Conditions

October 8, 2021 ยท View on GitHub

This specification makes clear assumptions about the setup involved peers authenticating.

Server: an SSB peer, known as the "server", MUST have an internet-public host address, MUST be accessible for secret-handshake connections under a multiserver address, and MUST support HTTPS requests as well as it MUST NOT support plain HTTP.

Client: another SSB peer, known as the "client", MUST be able to open a secret-handshake and muxrpc connection with the server. The user controlling this SSB peer also SHOULD control a web browser used to make requests to the server. The client's browser and operating system SHOULD support hyperlinks to SSB URIs, redirecting them to SSB applications that recognize and parse SSB URIs. The client's SSB application employed during SSB HTTP Authentication MUST be able to recognize and parse SSB URIs.

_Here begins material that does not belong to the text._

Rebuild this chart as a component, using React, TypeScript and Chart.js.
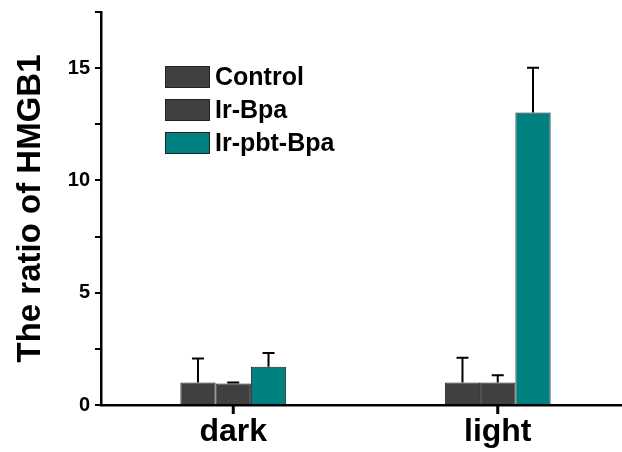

Connections: the server and the client SHOULD recognize each other's SSB IDs as mutually trusted (such as a mutual follow relationship, or "membership" relationship where the client has claimed an invite token from the server). For the authentication protocol described in this document to succeed, the two SSB peers MUST be connected to each other via muxrpc and secret-handshake for the entire duration of the protocol. The purpose of SSB HTTP Authentication is to extend the trust that exists between these peers from the muxrpc context to the context of HTTP in the browser.